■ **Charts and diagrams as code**
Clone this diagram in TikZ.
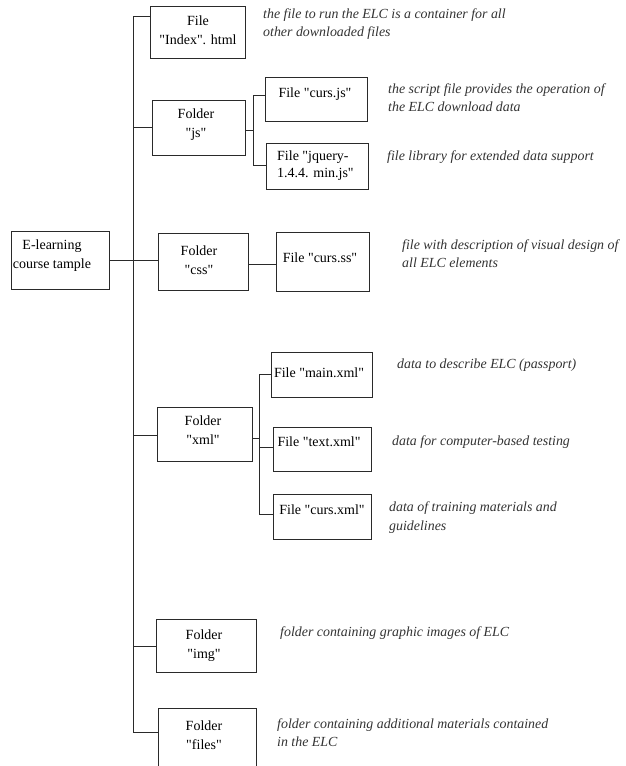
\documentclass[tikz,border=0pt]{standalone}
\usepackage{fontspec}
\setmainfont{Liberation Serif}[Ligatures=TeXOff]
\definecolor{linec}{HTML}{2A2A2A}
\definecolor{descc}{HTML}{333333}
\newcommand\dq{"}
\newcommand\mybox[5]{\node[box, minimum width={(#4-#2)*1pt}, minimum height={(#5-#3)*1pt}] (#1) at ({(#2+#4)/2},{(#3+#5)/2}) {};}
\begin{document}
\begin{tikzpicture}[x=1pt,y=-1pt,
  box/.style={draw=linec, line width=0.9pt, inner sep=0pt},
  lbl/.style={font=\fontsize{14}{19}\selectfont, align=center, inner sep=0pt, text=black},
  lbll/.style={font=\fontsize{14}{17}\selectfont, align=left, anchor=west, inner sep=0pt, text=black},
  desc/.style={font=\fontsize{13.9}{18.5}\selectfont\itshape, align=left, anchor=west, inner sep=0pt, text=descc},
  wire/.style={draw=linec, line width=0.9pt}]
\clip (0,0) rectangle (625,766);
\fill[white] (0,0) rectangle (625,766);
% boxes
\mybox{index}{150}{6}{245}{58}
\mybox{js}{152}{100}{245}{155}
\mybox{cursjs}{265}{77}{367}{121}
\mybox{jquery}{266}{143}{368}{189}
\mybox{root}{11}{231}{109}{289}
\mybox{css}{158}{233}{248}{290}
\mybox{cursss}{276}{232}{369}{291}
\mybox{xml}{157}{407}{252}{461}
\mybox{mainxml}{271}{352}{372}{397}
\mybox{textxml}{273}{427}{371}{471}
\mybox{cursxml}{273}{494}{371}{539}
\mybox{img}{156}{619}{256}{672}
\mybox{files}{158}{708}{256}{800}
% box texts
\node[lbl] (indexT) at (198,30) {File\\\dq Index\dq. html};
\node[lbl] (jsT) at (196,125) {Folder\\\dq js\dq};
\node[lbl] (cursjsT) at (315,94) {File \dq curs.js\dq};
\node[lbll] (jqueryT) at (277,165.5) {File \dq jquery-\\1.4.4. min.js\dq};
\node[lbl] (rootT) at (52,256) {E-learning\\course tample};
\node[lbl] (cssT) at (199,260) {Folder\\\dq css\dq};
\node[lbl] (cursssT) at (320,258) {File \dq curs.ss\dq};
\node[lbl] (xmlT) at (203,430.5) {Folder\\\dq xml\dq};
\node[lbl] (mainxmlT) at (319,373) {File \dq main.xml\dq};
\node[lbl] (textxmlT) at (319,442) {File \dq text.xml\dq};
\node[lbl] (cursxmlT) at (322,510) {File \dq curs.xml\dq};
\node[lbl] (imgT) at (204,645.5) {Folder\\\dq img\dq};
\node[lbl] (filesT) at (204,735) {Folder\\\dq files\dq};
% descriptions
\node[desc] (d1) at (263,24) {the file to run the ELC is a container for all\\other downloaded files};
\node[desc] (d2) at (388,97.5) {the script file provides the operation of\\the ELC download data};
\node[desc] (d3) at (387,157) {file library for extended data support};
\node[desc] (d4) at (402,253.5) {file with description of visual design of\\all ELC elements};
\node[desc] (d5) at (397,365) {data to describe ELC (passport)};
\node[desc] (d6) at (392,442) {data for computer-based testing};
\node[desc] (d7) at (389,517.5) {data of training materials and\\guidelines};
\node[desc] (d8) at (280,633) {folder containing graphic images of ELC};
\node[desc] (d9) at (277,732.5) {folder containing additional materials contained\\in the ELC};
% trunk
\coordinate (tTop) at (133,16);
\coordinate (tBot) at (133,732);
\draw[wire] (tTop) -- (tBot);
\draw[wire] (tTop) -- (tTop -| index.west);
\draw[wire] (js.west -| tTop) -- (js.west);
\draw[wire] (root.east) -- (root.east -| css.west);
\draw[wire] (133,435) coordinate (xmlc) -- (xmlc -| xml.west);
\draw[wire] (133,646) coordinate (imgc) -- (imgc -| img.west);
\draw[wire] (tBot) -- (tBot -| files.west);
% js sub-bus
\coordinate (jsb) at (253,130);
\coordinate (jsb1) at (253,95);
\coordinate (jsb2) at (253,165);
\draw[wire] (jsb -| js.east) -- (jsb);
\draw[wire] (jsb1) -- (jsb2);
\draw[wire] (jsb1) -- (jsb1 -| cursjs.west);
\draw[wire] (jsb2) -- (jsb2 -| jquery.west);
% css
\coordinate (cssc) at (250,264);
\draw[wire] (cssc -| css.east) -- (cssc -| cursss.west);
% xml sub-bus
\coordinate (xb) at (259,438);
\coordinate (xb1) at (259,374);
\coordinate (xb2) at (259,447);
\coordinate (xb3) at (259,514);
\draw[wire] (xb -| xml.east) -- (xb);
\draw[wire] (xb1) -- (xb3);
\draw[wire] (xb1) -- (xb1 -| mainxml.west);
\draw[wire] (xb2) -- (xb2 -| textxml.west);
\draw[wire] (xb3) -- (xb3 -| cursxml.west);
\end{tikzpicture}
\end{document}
...
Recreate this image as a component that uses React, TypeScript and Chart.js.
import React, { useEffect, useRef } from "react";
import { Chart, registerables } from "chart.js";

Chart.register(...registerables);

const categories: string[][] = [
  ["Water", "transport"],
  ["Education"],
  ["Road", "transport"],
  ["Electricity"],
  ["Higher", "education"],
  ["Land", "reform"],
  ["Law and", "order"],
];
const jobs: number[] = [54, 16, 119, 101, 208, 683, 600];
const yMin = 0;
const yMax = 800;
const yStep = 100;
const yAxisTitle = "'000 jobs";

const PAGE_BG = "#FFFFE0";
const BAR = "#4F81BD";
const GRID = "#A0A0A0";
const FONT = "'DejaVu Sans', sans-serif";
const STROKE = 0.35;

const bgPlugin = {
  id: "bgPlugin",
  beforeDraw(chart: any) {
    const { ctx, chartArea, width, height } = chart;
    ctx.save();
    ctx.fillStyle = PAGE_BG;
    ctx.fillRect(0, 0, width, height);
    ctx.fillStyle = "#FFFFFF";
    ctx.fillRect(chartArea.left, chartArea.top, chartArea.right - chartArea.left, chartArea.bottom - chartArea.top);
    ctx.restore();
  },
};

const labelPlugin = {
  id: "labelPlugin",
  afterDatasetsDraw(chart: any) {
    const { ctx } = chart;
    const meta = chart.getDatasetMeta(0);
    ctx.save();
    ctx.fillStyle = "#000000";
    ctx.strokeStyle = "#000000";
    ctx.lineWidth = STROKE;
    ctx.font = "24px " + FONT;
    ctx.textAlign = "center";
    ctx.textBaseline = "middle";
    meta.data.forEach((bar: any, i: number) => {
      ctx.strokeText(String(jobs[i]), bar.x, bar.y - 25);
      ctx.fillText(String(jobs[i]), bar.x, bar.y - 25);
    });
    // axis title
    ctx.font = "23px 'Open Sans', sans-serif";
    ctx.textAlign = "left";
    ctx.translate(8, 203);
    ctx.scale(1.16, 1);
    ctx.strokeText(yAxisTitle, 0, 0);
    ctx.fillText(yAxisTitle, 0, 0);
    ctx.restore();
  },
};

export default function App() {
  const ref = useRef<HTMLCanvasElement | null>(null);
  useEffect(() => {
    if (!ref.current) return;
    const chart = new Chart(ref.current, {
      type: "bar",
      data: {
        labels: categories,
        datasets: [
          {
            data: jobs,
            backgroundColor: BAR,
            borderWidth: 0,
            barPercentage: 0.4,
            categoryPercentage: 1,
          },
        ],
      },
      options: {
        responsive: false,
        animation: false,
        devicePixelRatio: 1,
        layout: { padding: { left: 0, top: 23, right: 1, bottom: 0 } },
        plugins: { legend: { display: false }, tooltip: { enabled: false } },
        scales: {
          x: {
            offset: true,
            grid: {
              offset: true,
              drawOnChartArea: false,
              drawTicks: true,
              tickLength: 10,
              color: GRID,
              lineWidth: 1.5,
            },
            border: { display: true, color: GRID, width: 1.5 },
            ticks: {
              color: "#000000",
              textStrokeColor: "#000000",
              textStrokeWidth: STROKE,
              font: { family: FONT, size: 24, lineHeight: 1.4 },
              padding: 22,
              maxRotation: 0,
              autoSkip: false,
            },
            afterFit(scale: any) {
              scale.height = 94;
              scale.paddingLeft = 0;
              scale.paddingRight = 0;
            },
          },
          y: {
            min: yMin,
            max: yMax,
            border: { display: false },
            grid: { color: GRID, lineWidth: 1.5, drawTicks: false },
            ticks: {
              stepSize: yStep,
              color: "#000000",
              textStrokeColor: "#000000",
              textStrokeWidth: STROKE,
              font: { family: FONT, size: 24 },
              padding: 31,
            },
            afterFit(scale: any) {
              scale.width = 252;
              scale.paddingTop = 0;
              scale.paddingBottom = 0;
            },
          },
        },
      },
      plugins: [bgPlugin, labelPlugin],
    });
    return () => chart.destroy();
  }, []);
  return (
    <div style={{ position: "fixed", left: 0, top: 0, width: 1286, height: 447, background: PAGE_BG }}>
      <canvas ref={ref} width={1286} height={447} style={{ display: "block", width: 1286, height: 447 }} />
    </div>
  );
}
==
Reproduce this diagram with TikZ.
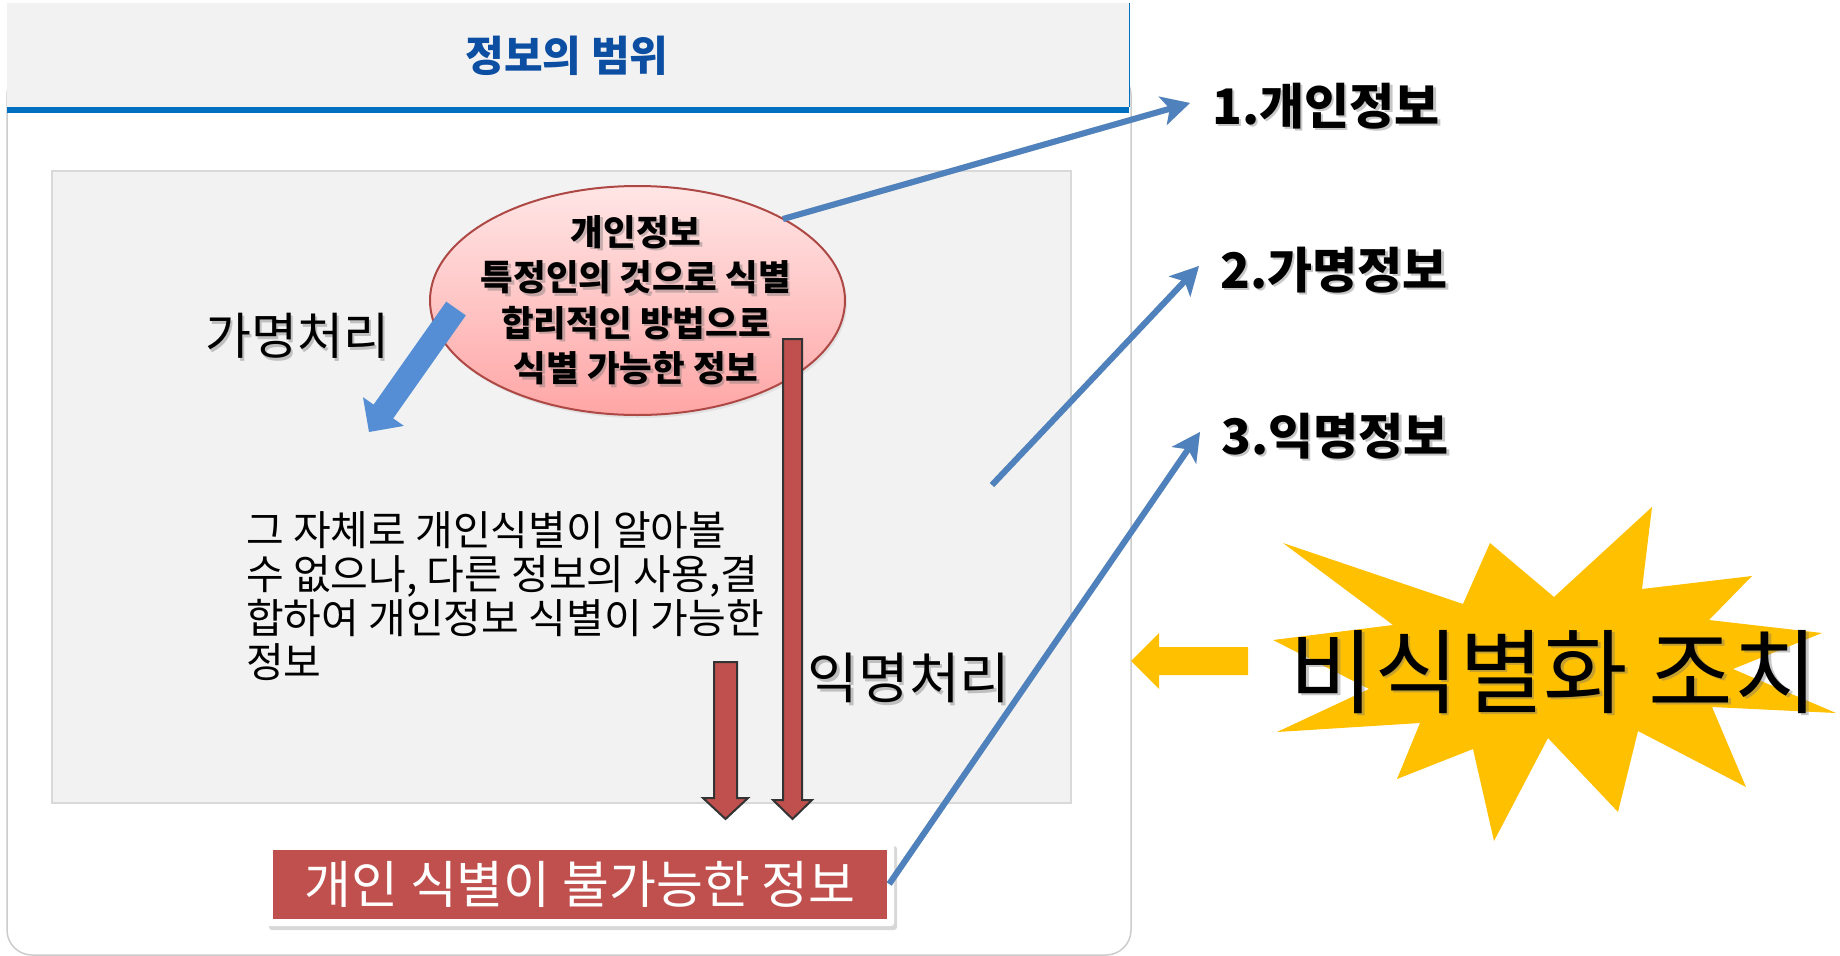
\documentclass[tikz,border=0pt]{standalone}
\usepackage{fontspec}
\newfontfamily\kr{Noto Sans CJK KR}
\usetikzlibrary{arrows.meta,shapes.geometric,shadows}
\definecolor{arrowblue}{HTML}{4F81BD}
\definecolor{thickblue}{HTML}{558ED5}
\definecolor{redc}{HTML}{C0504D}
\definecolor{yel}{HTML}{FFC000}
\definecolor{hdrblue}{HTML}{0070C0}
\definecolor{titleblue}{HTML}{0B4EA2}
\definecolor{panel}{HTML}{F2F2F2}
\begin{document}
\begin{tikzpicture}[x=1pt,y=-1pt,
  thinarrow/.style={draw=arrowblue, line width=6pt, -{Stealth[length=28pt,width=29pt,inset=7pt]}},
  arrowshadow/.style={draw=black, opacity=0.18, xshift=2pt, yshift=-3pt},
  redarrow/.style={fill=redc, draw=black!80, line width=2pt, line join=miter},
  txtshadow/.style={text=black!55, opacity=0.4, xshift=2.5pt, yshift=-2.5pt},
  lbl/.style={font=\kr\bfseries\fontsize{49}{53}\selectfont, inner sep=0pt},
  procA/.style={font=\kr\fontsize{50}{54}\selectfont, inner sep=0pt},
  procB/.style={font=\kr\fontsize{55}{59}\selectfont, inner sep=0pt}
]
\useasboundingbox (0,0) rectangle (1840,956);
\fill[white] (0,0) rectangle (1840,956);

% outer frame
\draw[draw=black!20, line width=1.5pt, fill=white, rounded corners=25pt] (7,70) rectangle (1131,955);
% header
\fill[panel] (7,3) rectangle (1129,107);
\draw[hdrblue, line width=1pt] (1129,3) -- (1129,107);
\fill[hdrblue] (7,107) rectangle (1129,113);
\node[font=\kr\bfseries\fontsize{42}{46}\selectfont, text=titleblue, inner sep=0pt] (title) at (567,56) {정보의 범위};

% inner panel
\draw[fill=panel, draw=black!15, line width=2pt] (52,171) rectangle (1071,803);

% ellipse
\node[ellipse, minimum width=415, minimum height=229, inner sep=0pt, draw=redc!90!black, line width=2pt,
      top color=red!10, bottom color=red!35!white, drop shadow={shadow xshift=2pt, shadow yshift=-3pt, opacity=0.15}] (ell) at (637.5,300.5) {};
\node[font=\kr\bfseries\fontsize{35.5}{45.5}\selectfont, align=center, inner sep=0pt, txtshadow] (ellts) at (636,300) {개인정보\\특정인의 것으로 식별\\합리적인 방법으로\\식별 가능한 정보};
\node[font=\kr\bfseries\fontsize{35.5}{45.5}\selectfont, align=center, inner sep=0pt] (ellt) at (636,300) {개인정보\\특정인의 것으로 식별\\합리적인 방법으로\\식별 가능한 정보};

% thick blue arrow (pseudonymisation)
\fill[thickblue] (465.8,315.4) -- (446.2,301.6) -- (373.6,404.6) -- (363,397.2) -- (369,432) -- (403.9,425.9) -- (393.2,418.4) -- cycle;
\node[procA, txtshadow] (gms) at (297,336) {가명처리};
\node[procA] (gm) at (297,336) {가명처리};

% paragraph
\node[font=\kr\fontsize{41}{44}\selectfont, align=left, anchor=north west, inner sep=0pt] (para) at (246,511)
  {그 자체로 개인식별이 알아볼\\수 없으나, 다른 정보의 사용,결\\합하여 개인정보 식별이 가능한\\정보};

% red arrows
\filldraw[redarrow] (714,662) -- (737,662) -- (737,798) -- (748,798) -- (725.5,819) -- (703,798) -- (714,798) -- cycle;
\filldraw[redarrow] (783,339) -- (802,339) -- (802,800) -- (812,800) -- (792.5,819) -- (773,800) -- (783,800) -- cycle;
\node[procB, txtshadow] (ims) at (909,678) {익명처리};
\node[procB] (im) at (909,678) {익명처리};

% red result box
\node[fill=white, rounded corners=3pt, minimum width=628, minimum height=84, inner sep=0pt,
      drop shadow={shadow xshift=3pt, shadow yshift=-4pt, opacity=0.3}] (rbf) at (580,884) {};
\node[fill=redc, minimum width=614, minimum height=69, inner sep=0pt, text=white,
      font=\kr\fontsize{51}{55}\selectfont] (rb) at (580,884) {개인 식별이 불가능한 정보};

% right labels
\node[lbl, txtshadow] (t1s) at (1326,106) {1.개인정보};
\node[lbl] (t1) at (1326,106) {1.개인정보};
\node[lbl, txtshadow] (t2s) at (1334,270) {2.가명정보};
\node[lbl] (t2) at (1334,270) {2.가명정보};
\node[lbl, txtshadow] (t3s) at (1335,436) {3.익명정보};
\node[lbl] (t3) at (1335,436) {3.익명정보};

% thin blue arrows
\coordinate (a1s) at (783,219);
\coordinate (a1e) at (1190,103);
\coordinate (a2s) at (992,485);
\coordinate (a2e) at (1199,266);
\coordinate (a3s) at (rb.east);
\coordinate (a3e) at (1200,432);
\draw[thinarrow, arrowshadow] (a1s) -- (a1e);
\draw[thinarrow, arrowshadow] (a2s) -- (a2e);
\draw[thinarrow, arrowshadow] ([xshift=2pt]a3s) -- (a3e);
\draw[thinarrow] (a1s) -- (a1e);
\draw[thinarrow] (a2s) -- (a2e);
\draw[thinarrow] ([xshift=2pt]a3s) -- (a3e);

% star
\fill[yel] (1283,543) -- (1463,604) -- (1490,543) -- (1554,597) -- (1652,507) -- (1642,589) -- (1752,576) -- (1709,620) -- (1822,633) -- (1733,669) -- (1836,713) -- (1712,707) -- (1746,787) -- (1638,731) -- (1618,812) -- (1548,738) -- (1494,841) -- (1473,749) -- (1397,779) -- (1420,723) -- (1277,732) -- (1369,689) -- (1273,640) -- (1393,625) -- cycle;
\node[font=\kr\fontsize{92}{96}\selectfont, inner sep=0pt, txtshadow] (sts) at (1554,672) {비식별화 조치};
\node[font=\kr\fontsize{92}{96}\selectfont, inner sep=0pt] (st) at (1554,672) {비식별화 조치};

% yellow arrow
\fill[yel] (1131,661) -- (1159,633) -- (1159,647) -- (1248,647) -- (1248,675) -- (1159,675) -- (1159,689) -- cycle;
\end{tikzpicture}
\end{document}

■ **EXERCISE OBJECTIVE**
Gather all lines of the records that include the word "this".

■ **OUTPUT BELOW**
Clone this diagram in TikZ.
Recreate this image as a component that uses React, TypeScript and Chart.js.
Reproduce this diagram with TikZ.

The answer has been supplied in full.